• _Material provided_:
'''

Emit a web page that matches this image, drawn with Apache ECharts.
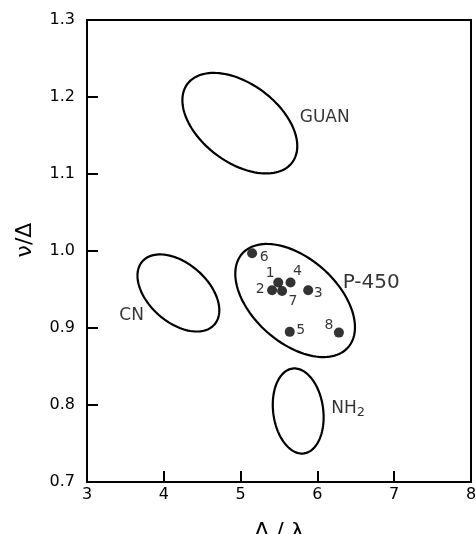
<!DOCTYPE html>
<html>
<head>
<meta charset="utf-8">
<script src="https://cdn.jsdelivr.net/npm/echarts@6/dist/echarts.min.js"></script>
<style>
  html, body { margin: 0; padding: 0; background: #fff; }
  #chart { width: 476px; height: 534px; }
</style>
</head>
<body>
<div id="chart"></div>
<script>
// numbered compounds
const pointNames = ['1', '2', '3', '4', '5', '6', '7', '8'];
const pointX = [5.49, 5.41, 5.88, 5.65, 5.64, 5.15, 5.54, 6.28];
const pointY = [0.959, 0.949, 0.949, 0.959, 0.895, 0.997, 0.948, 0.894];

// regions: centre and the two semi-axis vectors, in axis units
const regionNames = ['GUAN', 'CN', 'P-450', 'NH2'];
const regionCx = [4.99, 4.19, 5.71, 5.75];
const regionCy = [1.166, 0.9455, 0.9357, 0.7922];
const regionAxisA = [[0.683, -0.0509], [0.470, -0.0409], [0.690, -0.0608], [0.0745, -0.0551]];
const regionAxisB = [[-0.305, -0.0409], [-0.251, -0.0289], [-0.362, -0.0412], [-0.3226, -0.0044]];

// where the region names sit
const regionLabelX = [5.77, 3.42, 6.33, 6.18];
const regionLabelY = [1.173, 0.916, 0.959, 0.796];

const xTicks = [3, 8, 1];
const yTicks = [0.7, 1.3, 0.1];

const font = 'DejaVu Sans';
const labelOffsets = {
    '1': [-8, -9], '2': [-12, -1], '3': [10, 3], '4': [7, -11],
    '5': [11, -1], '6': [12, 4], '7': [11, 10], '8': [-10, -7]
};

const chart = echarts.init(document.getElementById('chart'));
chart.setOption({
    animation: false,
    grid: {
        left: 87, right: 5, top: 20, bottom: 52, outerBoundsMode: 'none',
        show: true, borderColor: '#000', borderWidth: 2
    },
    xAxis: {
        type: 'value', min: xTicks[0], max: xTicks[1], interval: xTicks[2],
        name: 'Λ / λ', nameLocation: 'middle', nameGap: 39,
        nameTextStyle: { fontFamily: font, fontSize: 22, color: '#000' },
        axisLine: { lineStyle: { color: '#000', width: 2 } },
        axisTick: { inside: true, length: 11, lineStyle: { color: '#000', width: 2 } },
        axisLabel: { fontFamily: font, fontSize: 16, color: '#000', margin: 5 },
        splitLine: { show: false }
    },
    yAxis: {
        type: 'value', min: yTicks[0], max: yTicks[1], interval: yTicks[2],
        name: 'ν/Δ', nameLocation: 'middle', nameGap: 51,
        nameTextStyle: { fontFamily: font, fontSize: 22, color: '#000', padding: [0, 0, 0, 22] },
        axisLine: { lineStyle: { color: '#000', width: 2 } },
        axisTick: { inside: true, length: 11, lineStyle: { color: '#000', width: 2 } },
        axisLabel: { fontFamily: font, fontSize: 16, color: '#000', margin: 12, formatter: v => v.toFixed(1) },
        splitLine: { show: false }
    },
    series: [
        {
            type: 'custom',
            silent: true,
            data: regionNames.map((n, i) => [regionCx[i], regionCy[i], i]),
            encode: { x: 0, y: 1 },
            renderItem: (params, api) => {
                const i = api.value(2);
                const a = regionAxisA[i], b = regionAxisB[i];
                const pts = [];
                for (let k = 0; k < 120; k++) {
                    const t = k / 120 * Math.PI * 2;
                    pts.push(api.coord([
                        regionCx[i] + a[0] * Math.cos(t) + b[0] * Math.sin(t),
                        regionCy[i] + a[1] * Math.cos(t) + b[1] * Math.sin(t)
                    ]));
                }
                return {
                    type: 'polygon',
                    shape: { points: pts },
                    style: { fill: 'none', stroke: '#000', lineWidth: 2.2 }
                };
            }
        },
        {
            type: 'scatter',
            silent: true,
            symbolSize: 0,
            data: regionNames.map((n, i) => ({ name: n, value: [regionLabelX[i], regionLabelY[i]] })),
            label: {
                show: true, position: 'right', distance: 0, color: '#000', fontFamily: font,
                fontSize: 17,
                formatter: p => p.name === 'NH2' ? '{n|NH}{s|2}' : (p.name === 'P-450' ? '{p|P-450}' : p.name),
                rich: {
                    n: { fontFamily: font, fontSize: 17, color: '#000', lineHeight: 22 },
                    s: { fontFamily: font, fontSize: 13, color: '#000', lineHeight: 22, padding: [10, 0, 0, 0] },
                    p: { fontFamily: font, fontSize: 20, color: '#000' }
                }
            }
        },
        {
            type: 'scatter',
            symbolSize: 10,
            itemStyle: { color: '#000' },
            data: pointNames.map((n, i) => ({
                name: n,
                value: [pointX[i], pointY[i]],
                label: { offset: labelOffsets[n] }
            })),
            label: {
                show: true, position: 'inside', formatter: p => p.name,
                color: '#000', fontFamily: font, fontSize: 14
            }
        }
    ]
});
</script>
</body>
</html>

'''

• _To be done_: Each line of the data is to be duplicated exactly; pictures stay out of the copy.

• _Full response_:
Emit a web page that matches this image, drawn with Apache ECharts.
<!DOCTYPE html>
<html>
<head>
<meta charset="utf-8">
<script src="https://cdn.jsdelivr.net/npm/echarts@6/dist/echarts.min.js"></script>
<style>
  html, body { margin: 0; padding: 0; background: #fff; }
  #chart { width: 476px; height: 534px; }
</style>
</head>
<body>
<div id="chart"></div>
<script>
// numbered compounds
const pointNames = ['1', '2', '3', '4', '5', '6', '7', '8'];
const pointX = [5.49, 5.41, 5.88, 5.65, 5.64, 5.15, 5.54, 6.28];
const pointY = [0.959, 0.949, 0.949, 0.959, 0.895, 0.997, 0.948, 0.894];

// regions: centre and the two semi-axis vectors, in axis units
const regionNames = ['GUAN', 'CN', 'P-450', 'NH2'];
const regionCx = [4.99, 4.19, 5.71, 5.75];
const regionCy = [1.166, 0.9455, 0.9357, 0.7922];
const regionAxisA = [[0.683, -0.0509], [0.470, -0.0409], [0.690, -0.0608], [0.0745, -0.0551]];
const regionAxisB = [[-0.305, -0.0409], [-0.251, -0.0289], [-0.362, -0.0412], [-0.3226, -0.0044]];

// where the region names sit
const regionLabelX = [5.77, 3.42, 6.33, 6.18];
const regionLabelY = [1.173, 0.916, 0.959, 0.796];

const xTicks = [3, 8, 1];
const yTicks = [0.7, 1.3, 0.1];

const font = 'DejaVu Sans';
const labelOffsets = {
    '1': [-8, -9], '2': [-12, -1], '3': [10, 3], '4': [7, -11],
    '5': [11, -1], '6': [12, 4], '7': [11, 10], '8': [-10, -7]
};

const chart = echarts.init(document.getElementById('chart'));
chart.setOption({
    animation: false,
    grid: {
        left: 87, right: 5, top: 20, bottom: 52, outerBoundsMode: 'none',
        show: true, borderColor: '#000', borderWidth: 2
    },
    xAxis: {
        type: 'value', min: xTicks[0], max: xTicks[1], interval: xTicks[2],
        name: 'Λ / λ', nameLocation: 'middle', nameGap: 39,
        nameTextStyle: { fontFamily: font, fontSize: 22, color: '#000' },
        axisLine: { lineStyle: { color: '#000', width: 2 } },
        axisTick: { inside: true, length: 11, lineStyle: { color: '#000', width: 2 } },
        axisLabel: { fontFamily: font, fontSize: 16, color: '#000', margin: 5 },
        splitLine: { show: false }
    },
    yAxis: {
        type: 'value', min: yTicks[0], max: yTicks[1], interval: yTicks[2],
        name: 'ν/Δ', nameLocation: 'middle', nameGap: 51,
        nameTextStyle: { fontFamily: font, fontSize: 22, color: '#000', padding: [0, 0, 0, 22] },
        axisLine: { lineStyle: { color: '#000', width: 2 } },
        axisTick: { inside: true, length: 11, lineStyle: { color: '#000', width: 2 } },
        axisLabel: { fontFamily: font, fontSize: 16, color: '#000', margin: 12, formatter: v => v.toFixed(1) },
        splitLine: { show: false }
    },
    series: [
        {
            type: 'custom',
            silent: true,
            data: regionNames.map((n, i) => [regionCx[i], regionCy[i], i]),
            encode: { x: 0, y: 1 },
            renderItem: (params, api) => {
                const i = api.value(2);
                const a = regionAxisA[i], b = regionAxisB[i];
                const pts = [];
                for (let k = 0; k < 120; k++) {
                    const t = k / 120 * Math.PI * 2;
                    pts.push(api.coord([
                        regionCx[i] + a[0] * Math.cos(t) + b[0] * Math.sin(t),
                        regionCy[i] + a[1] * Math.cos(t) + b[1] * Math.sin(t)
                    ]));
                }
                return {
                    type: 'polygon',
                    shape: { points: pts },
                    style: { fill: 'none', stroke: '#000', lineWidth: 2.2 }
                };
            }
        },
        {
            type: 'scatter',
            silent: true,
            symbolSize: 0,
            data: regionNames.map((n, i) => ({ name: n, value: [regionLabelX[i], regionLabelY[i]] })),
            label: {
                show: true, position: 'right', distance: 0, color: '#000', fontFamily: font,
                fontSize: 17,
                formatter: p => p.name === 'NH2' ? '{n|NH}{s|2}' : (p.name === 'P-450' ? '{p|P-450}' : p.name),
                rich: {
                    n: { fontFamily: font, fontSize: 17, color: '#000', lineHeight: 22 },
                    s: { fontFamily: font, fontSize: 13, color: '#000', lineHeight: 22, padding: [10, 0, 0, 0] },
                    p: { fontFamily: font, fontSize: 20, color: '#000' }
                }
            }
        },
        {
            type: 'scatter',
            symbolSize: 10,
            itemStyle: { color: '#000' },
            data: pointNames.map((n, i) => ({
                name: n,
                value: [pointX[i], pointY[i]],
                label: { offset: labelOffsets[n] }
            })),
            label: {
                show: true, position: 'inside', formatter: p => p.name,
                color: '#000', fontFamily: font, fontSize: 14
            }
        }
    ]
});
</script>
</body>
</html>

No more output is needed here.